TL; DR : the existential is the limit of the series of types you will define if you use the technique with extensible variants or polymorphic ones. Each time you add a new shape with one of this technique, you end up with a type which has a finite number of shape’s kind., and any of this finite sum type is a subtype of this existential. In others words, any kind of shape you will ever imagine already belongs to this existential sum type.

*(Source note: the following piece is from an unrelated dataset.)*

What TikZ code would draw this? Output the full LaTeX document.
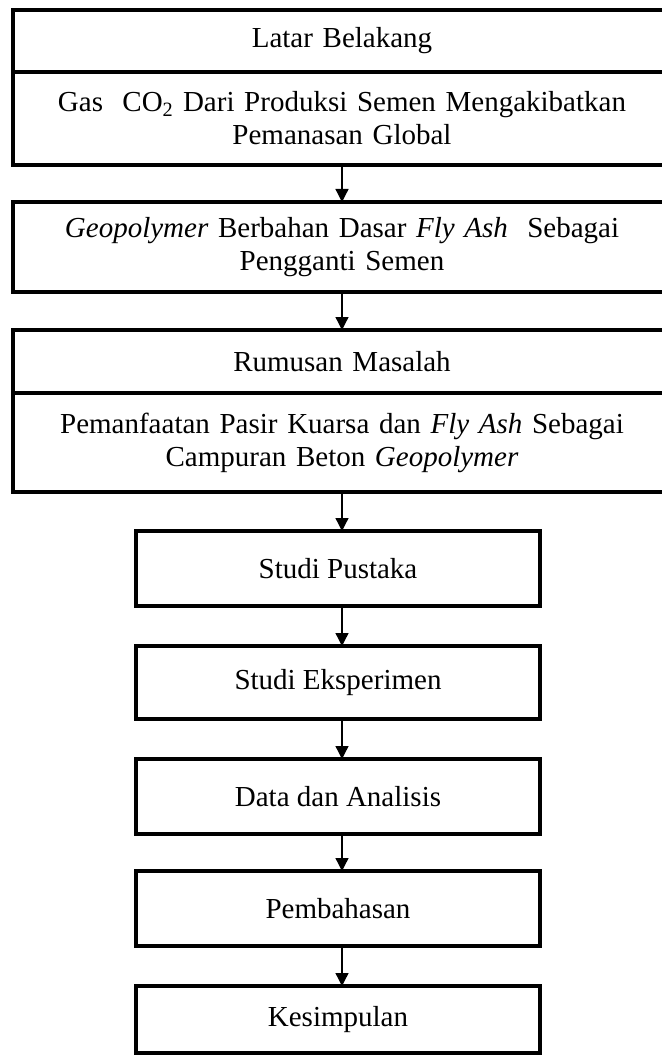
\documentclass[tikz,border=0pt]{standalone}
\usepackage{fontspec}
\setmainfont{Liberation Serif}
\usetikzlibrary{positioning,arrows.meta}
\tikzstyle{kotakbesar} = [draw, line width=3.2pt, rectangle, outer sep=0pt, inner xsep=4pt, minimum width=658pt, text width=640pt, align=center, font=\fontsize{29}{33}\selectfont]
\tikzstyle{kotak} = [draw, line width=3.2pt, rectangle, outer sep=0pt, minimum width=404pt, align=center, font=\fontsize{29}{33}\selectfont]
\tikzstyle{panah} = [-{Triangle[length=13pt,width=13pt]}, line width=1.3pt]

\begin{document}
\begin{tikzpicture}
	\useasboundingbox (0,0) rectangle (661pt,-1056pt);
	\node[kotakbesar, minimum height=62pt] (latar) at (342pt,-41pt) {Latar Belakang};
	\node[kotakbesar, minimum height=93pt, below=0pt of latar] (gas) {Gas\ \ CO\textsubscript{2} Dari Produksi Semen Mengakibatkan\\Pemanasan Global};
	\node[kotakbesar, minimum height=90pt, below=37pt of gas] (geo) {\textit{Geopolymer} Berbahan Dasar \textit{Fly Ash}\ \ Sebagai\\Pengganti Semen};
	\node[kotakbesar, minimum height=63pt, below=38pt of geo] (rumusan) {Rumusan Masalah};
	\node[kotakbesar, minimum height=99pt, below=0pt of rumusan] (manfaat) {Pemanfaatan Pasir Kuarsa dan \textit{Fly Ash} Sebagai\\Campuran Beton \textit{Geopolymer}};
	\node[kotak, minimum height=75pt, below=39pt of manfaat, xshift=-4pt] (pustaka) {Studi Pustaka};
	\node[kotak, minimum height=73pt, below=40pt of pustaka] (eksperimen) {Studi Eksperimen};
	\node[kotak, minimum height=75pt, below=40pt of eksperimen] (data) {Data dan Analisis};
	\node[kotak, minimum height=75pt, below=37pt of data] (bahas) {Pembahasan};
	\node[kotak, minimum height=67pt, below=40pt of bahas] (simpul) {Kesimpulan};
	% panah antar kotak
	\foreach \a/\b in {gas/geo, geo/rumusan, manfaat/pustaka, pustaka/eksperimen, eksperimen/data, data/bahas, bahas/simpul}
		\draw[panah] (\a.south -| latar.south) -- (\b.north -| latar.south);
\end{tikzpicture}
\end{document}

A little bit more explanation. Consider this module:
module M : sig
type t
int : int -> t
float : float -> t
end = struct
type t = Int of int | Float of float | String of string
let int i = Int i
let float j = Float j
end
The type int and float are subtypes of the type M.t, and the two functions int and float are the way we inject them in it. But for sure, there is non useful constructor String. Even if M.t is a common supertype of int and float, it is not the best one. Among all their common supertypes, the lowest one is their sum (up to isomorphism). With polymorphic variants, there is a built-in notion of subtyping, but it is very restricted: the only isomorphism it considers is the identity.
Now we have a notion of 'a shape_object, and we can define for instance a point shape_obejct, a circle shape_object and so on. Then comes this question: what is the lowest supertype of this infinity of shape_objects? Answer: the existential I define.
You can think of this existential as a variant with an infinity of constructors. And you can ask: where are this infinity of constructors? Answer: they are here:
to_shape : (module Shape with type t = 'a) -> 'a -> shape
Hence, the constructor for a point is to_shape (module Point), the one for a circle is to_shape (module Circle), and so on. No need for extensible variants or polymorphic ones to define this infinity of shape’s kind. To define a new shape’s kind you only need to implement a compilation unit that satisfies the Shape interface and apply the to_shape constructor.
When I wrote this
[to_shape (module Point) p1; to_shape (module Circle) r1]
it is conceptually similar to this one:
[(p1 :> shape); (r1 :> shape]
in order to define an homogeneous list of shapes.
I hope this time, it is clear to you what this existential really is.